Fewer Hardware Locks and Greater Parallelism

Windows Server 2008 R2 (aka Windows 7) has been optimized to run more efficiently on modern CPU architectures.   Minimizing resource contention and maximizing concurrency reduces overall system latency and increases server performance.   In the case of resource locks, several strategies exist including lock elimination, resource partitioning, or even designing faster lock scenarios.   One such significant improvement is the removal of the kernel dispatcher lock.

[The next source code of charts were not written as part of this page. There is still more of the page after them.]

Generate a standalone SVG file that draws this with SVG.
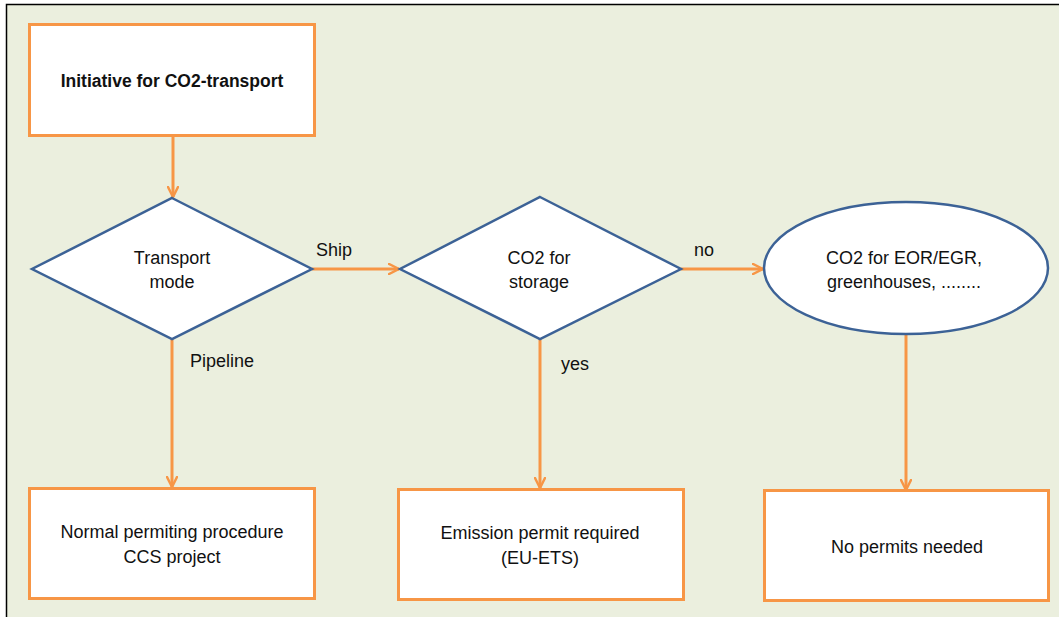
<svg xmlns="http://www.w3.org/2000/svg" width="1059" height="617" viewBox="0 0 1059 617">
<defs>
<marker id="arr" viewBox="0 0 12 12" refX="11" refY="6" markerWidth="12" markerHeight="12" markerUnits="userSpaceOnUse" orient="auto">
<polyline points="1,1 11,6 1,11" fill="none" stroke="#F79646" stroke-width="2.5" stroke-linecap="round" stroke-linejoin="round"/>
</marker>
<style>
.box{fill:#FFFFFF;stroke:#F79646;stroke-width:3}
.dec{fill:#FFFFFF;stroke:#3C6296;stroke-width:2.5}
.con{fill:none;stroke:#F79646;stroke-width:3;marker-end:url(#arr)}
text{font-family:"Liberation Sans",Arial,sans-serif;font-size:18px;fill:#111111}
.c{text-anchor:middle}
.b{font-weight:bold;font-size:17.5px}
</style>
</defs>
<rect x="0" y="0" width="1059" height="617" fill="#FFFFFF"/>
<rect x="6.5" y="4.5" width="1060" height="620" fill="#EBEFDE" stroke="#000000" stroke-width="1.5"/>
<g id="connectors">
<line class="con" x1="173" y1="136" x2="173" y2="197"/>
<line class="con" x1="312" y1="269" x2="399" y2="269"/>
<line class="con" x1="681" y1="269" x2="763" y2="269"/>
<line class="con" x1="172" y1="339" x2="172" y2="487"/>
<line class="con" x1="540" y1="339" x2="540" y2="488"/>
<line class="con" x1="906" y1="334" x2="906" y2="490"/>
<text x="316" y="256">Ship</text>
<text x="190" y="367">Pipeline</text>
<text x="694" y="256">no</text>
<text x="561" y="370">yes</text>
</g>
<g id="initiative">
<rect class="box" x="29.5" y="24.5" width="285" height="111"/>
<text class="c b" x="172" y="87">Initiative for CO2-transport</text>
</g>
<g id="transport-mode">
<polygon class="dec" points="172,198 312,269 172,339 32,269"/>
<text class="c" x="172" y="264">Transport</text>
<text class="c" x="172" y="288">mode</text>
</g>
<g id="co2-storage">
<polygon class="dec" points="540,197 681,269 540,339 400,269"/>
<text class="c" x="539" y="264">CO2 for</text>
<text class="c" x="539" y="288">storage</text>
</g>
<g id="co2-eor">
<ellipse class="dec" cx="906" cy="268" rx="142" ry="66"/>
<text class="c" x="904" y="264">CO2 for EOR/EGR,</text>
<text class="c" x="904" y="288">greenhouses, ........</text>
</g>
<g id="normal-permitting">
<rect class="box" x="29.5" y="488.5" width="285" height="110"/>
<text class="c" x="172" y="538">Normal permiting procedure</text>
<text class="c" x="172" y="563">CCS project</text>
</g>
<g id="emission-permit">
<rect class="box" x="398.5" y="489.5" width="285" height="110"/>
<text class="c" x="540" y="539">Emission permit required</text>
<text class="c" x="540" y="564">(EU-ETS)</text>
</g>
<g id="no-permits">
<rect class="box" x="764.5" y="490.5" width="284" height="110"/>
<text class="c" x="907" y="553">No permits needed</text>
</g>
</svg>
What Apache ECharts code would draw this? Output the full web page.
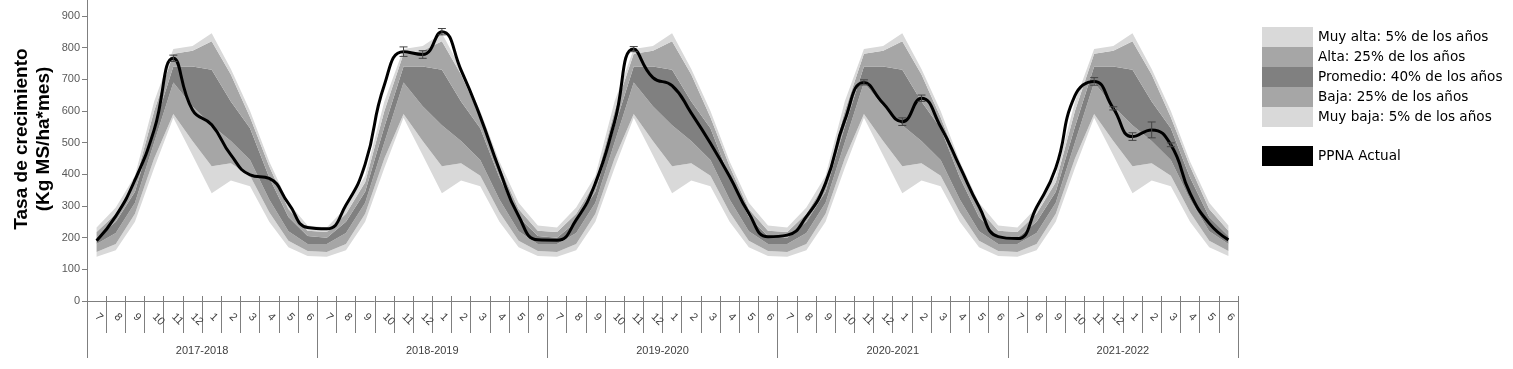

The kernel is responsible for managing the scheduling of threads on multiple processors, management of the underlying synchronization facilities in the system (e.g., events, semaphores, completion ports, etc.), management of timers and deferred procedure calls, as well as coordinating with memory management to manage the in swap and out swap of thread kernel stacks and process memory.  To properly manage the state transitions associated with this diverse set of functionality, the kernel has relied on the use of a variety of internal synchronization techniques, including lock-free algorithms as well as an assortment of spinlocks.  Though the latter protected relatively coarse grained sections of code in the early days of NT, this was acceptable as it afforded simplicity to the kernel design and posed minimal contention as the number of processors in even high-end server configurations was limited.  As the scalability demands on the NT kernel have increased, many improvements were made relative to synchronization granularity in the kernel.  However, the kernel dispatcher lock has persisted since NT’s inception in order to ensure proper coordination of the activities outlined above.  Since it is fairly large in scope, the dispatcher lock was the most contended spinlock in the kernel and, depending upon the workload, a significant scalability consideration on systems with more than 16 processors.

With Windows 7, the dispatcher lock is replaced with several finer-grained synchronization techniques thus effectively distributing resource contention.  The main benefits for applications include increased system performance and more optimal use of available hardware resources.